Commissioner Tanner Ainge leveled, “This … the timing of this does not feel like a genuine petition. I have real questions about whether this is a good faith petition. Because it was immediately filed today, because we were about to act, to place the ordinance from the Good Governance advisory board on it. They know this blocks the commission’s path.”

Lee claims his petition is a better option than the recommendation of the Good Governance Board, as well as the Provo Municipal Council who voted to support it on Tuesday as well.

Utah County government needs checks and balances for this very reason.

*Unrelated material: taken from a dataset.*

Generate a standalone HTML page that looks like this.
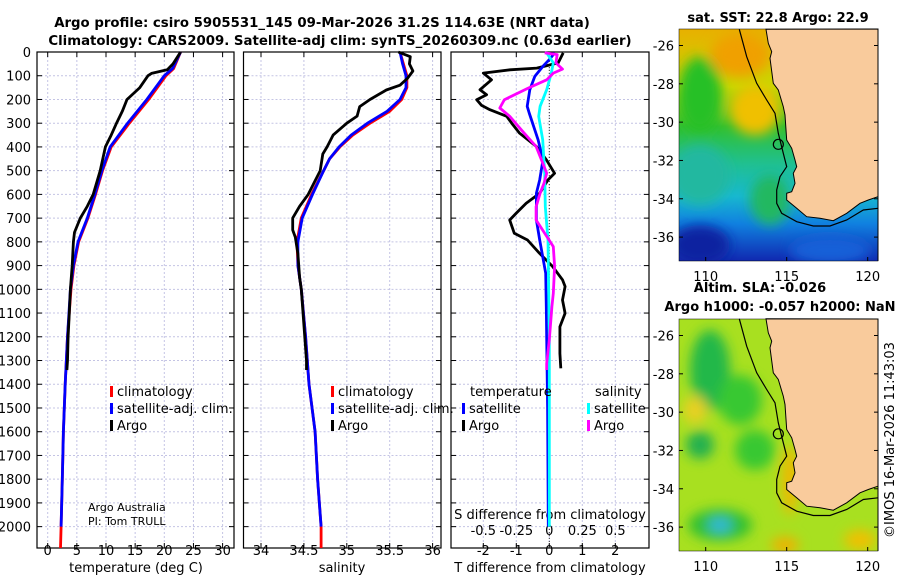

Lee’s petition does not include that, and the current lack of checks and balances has allowed current and former commissioners to pursue what’s best in one’s self interest rather than what’s best for the county and taxpayers.

Lee defended his throwing a hand grenade in the Good Governance Board process as a way to circumvent others’ “agendas” who might have planned to run for certain positions so they could prepare this coming year. “If you change it (the form of government) so you can do it, it becomes an agenda,” Lee said Tuesday in the commission meeting.

By this line of thinking, Lee has made his own agenda clear — he prevented the vote on the recommendation from the commission’s Good Governance Board, and by doing so he enables himself to fill his position through his originally elected date, so it cannot be disrupted by the change in form of government and he can continue to collect his $120,000+ annual salary.

Preservation at its finest.

What took place this week is yet again one of many, many examples of how the current form of county government enables personal gain and opens opportunities for corruption; something changing to a new form of government that includes a separation of the executive and legislative body would help prevent.

Regardless of whether the signatures are obtained or not for the ballot, Lee achieves undermining the work of the commission, county clerks, county attorneys and a dozen community members who sacrificed their time and resources to volunteer in the Good Governance Board in the good faith that the commission would value their time and use it constructively.